Think socially; act politically
To meet this revolutionary perspective the American workers will have to learn to think socially and act politically. They must see the big social and political questions facing all the exploited and oppressed of the United States as issues of direct concern to them. They must stop placing their hopes in “individual solutions” to capitalism’s blows and begin moving toward collective political action independent of the employers and their Democratic and Republican hirelings.
Defensive struggles against the bosses and their government will generate the nuclei for a class-struggle left wing in the unions. Striving to defend themselves against the squeeze on jobs, real income, social welfare, and on-the-job conditions, the workers will come into direct confrontation with the entrenched labor bureaucracy and its class-collaborationist perspective. A class-struggle left wing will begin along these lines—a wing that stands for the transformation of the unions into instruments of revolutionary struggle whose independent power will be used on every level in the interests of the whole working class, organized and unorganized, and its allies.
Labor’s next giant step will be to break the stranglehold of the bourgeois two-party system to which it is tied and through which it vainly tries to find solutions to capitalism’s breakdowns. With a labor party based on the organized power of the unions, all the interrelated social, political, and economic interests of labor and its allies can be encompassed and fought for. This will reinforce the independent mobilizations of all sectors of the oppressed and help aim their force at the common enemy. And the workers can effectively counter the efforts of the rulers to diffuse and co-opt independent struggles of the masses by using their two-party monopoly.

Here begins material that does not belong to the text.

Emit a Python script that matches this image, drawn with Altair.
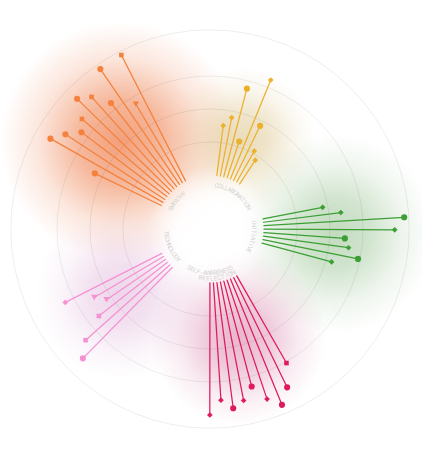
import math
import altair as alt
import pandas as pd

# ---------------- data ----------------
group_names = ["EMPATHY", "COLLABORATION", "INITIATIVE", "SELF-AWARENESS\nREFLECTION", "TECHNOLOGY"]
group_start_angles = [295.8, 7.3, 79.1, 150.3, 224.5]   # degrees, clockwise from 12 o'clock

empathy_values = [56, 98, 90, 81, 87, 100, 93.5, 80.5, 106, 69, 107]
empathy_shapes = ["circle", "circle", "circle", "circle", "square", "circle", "square",
                  "circle", "circle", "triangle-down", "square"]
collaboration_values = [38, 45, 69, 29, 81, 46, 27, 21.5]
collaboration_shapes = ["diamond", "diamond", "circle", "circle", "diamond", "circle",
                        "diamond", "diamond"]
initiative_values = [46, 59, 106.5, 99, 61.5, 65, 73.5, 54.5]
initiative_shapes = ["diamond", "diamond", "circle", "diamond", "circle", "diamond",
                     "circle", "diamond"]
awareness_values = [76, 92.5, 103, 95, 82.5, 91.5, 96, 89, 100]
awareness_shapes = ["square", "circle", "circle", "diamond", "circle", "diamond", "circle",
                    "diamond", "diamond"]
technology_values = [96.5, 85.5, 66, 54, 61, 82]
technology_shapes = ["circle", "square", "square", "triangle-down", "triangle-down", "diamond"]

ring_values = [25, 50, 75, 110]

# ---------------- styles / layout ----------------
colors = ["#f5823c", "#ebb12e", "#3c9f34", "#de1b5c", "#f591d3"]
glow_rgb = [(238, 128, 78), (205, 172, 90), (120, 176, 112), (205, 95, 145), (205, 135, 195)]
glow_alpha = [0.75, 0.42, 0.45, 0.45, 0.34]
glow_dist = [125, 95, 125, 112, 110]
glow_diam = [240, 145, 200, 175, 170]
STEP = 3.72          # angular step between spokes (deg)
INNER = 54           # px radius where spokes start
K = 1.32             # px per value unit
LABEL_R = 44
LABEL_STEP = 4.35

XS = alt.Scale(domain=[-210, 212], nice=False, zero=False)
YS = alt.Scale(domain=[-238, 229], nice=False, zero=False)

all_values = [empathy_values, collaboration_values, initiative_values,
              awareness_values, technology_values]
all_shapes = [empathy_shapes, collaboration_shapes, initiative_shapes,
              awareness_shapes, technology_shapes]

rows = []
for gi, (vals, shps) in enumerate(zip(all_values, all_shapes)):
    for i, (v, s) in enumerate(zip(vals, shps)):
        rows.append({"gi": gi, "idx": i, "value": v, "shape": s,
                     "start": group_start_angles[gi]})
spokes = pd.DataFrame(rows)

deg = "PI/180"
spoke_base = alt.Chart(spokes).transform_calculate(
    th=f"(datum.start + datum.idx*{STEP})*{deg}",
    r1=f"{INNER} + {K}*datum.value",
).transform_calculate(
    x0=f"{INNER}*sin(datum.th)", y0=f"{INNER}*cos(datum.th)",
    x1="datum.r1*sin(datum.th)", y1="datum.r1*cos(datum.th)",
    msize="datum.shape=='circle' ? 38 : datum.shape=='square' ? 21 : datum.shape=='diamond' ? 32 : 40",
)
col = alt.Color("gi:N", scale=alt.Scale(domain=list(range(5)), range=colors), legend=None)

rules = spoke_base.mark_rule(strokeWidth=1.25, strokeCap="round").encode(
    x=alt.X("x0:Q", scale=XS, axis=None), y=alt.Y("y0:Q", scale=YS, axis=None),
    x2="x1:Q", y2="y1:Q", color=col)
points = spoke_base.mark_point(filled=True, opacity=1, strokeWidth=0).encode(
    x=alt.X("x1:Q", scale=XS, axis=None), y=alt.Y("y1:Q", scale=YS, axis=None),
    shape=alt.Shape("shape:N", scale=None),
    size=alt.Size("msize:Q", scale=None), color=col)

# rings
rings = alt.Chart(pd.DataFrame({"v": ring_values})).transform_calculate(
    r=f"{INNER} + {K}*datum.v"
).mark_arc(filled=False, stroke="#000000", strokeOpacity=0.09, strokeWidth=0.8,
           theta=0, theta2=6.2832).encode(
    x=alt.X(datum=0, type="quantitative", scale=XS, axis=None),
    y=alt.Y(datum=0, type="quantitative", scale=YS, axis=None),
    radius=alt.Radius("r:Q", scale=None, stack=None))

# glows
layers = []
for gi in range(5):
    n = len(all_values[gi])
    center = group_start_angles[gi] + (n - 1) / 2 * STEP
    r, g, b = glow_rgb[gi]
    a = glow_alpha[gi]
    grad = {"gradient": "radial", "x1": 0.5, "y1": 0.5, "x2": 0.5, "y2": 0.5, "r1": 0, "r2": 0.5,
            "stops": [
                {"offset": 0, "color": f"rgba({r},{g},{b},{a})"},
                {"offset": 0.35, "color": f"rgba({r},{g},{b},{a*0.75})"},
                {"offset": 0.7, "color": f"rgba({r},{g},{b},{a*0.25})"},
                {"offset": 1, "color": f"rgba({r},{g},{b},0)"}]}
    gdf = pd.DataFrame({"ang": [center], "dist": [glow_dist[gi]], "d": [glow_diam[gi]]})
    layers.append(alt.Chart(gdf).transform_calculate(
        gx=f"datum.dist*sin(datum.ang*{deg})", gy=f"datum.dist*cos(datum.ang*{deg})",
        gs="datum.d*datum.d").mark_point(shape="circle", filled=True, fill=grad,
                                         strokeWidth=0, opacity=1).encode(
        x=alt.X("gx:Q", scale=XS, axis=None), y=alt.Y("gy:Q", scale=YS, axis=None),
        size=alt.Size("gs:Q", scale=None)))

white = {"gradient": "radial", "x1": 0.5, "y1": 0.5, "x2": 0.5, "y2": 0.5, "r1": 0, "r2": 0.5,
         "stops": [{"offset": 0, "color": "rgba(255,255,255,1)"},
                   {"offset": 0.5, "color": "rgba(255,255,255,0.85)"},
                   {"offset": 1, "color": "rgba(255,255,255,0)"}]}
center_glow = alt.Chart(pd.DataFrame({"s": [125 * 125]})).mark_point(
    shape="circle", filled=True, fill=white, strokeWidth=0, opacity=1).encode(
    x=alt.X(datum=0, type="quantitative", scale=XS, axis=None),
    y=alt.Y(datum=0, type="quantitative", scale=YS, axis=None),
    size=alt.Size("s:Q", scale=None))

# curved labels, one character per row
lrows = []
for gi, name in enumerate(group_names):
    st = group_start_angles[gi]
    flip = 90 < st < 270
    for li, line in enumerate(name.split("\n")):
        n = len(line)
        for ci, ch in enumerate(line):
            pos = (n - 1 - ci) if flip else ci
            lrows.append({"ch": ch, "start": st, "pos": pos, "line": li, "flip": int(flip)})
labels = alt.Chart(pd.DataFrame(lrows)).transform_calculate(
    ang=f"datum.start + 1.5 + datum.pos*{LABEL_STEP}",
    lr=f"datum.flip ? {LABEL_R} + 5.5*datum.line : {LABEL_R} - 5.5*datum.line",
).transform_calculate(
    lx=f"datum.lr*sin(datum.ang*{deg})", ly=f"datum.lr*cos(datum.ang*{deg})",
    rot="datum.flip ? (datum.ang + 180) % 360 : datum.ang % 360",
).mark_text(font="Inter", fontSize=6, color="#d3d3d3", baseline="middle", align="center").encode(
    x=alt.X("lx:Q", scale=XS, axis=None), y=alt.Y("ly:Q", scale=YS, axis=None),
    text="ch:N", angle=alt.Angle("rot:Q", scale=None))

chart = alt.layer(*layers, center_glow, rings, labels, rules, points).properties(
    width=422, height=467, padding=0, background="white",
    autosize=alt.AutoSizeParams(type="none"),
).configure_view(stroke=None)

chart.save("out.html", embed_options={"renderer": "svg", "actions": False})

The precise slogans and demands that will be raised, and the order in which they will appear, will depend on the development of the crises faced by American imperialism and the intensity of the pressures generated by the spontaneous struggles of the oppressed and exploited. But it is along this line of march that the politicization of American labor will take place. The role of independent political action will begin to become clear to millions, placing on the agenda the decisive question of which class shall govern—the workers or the employers.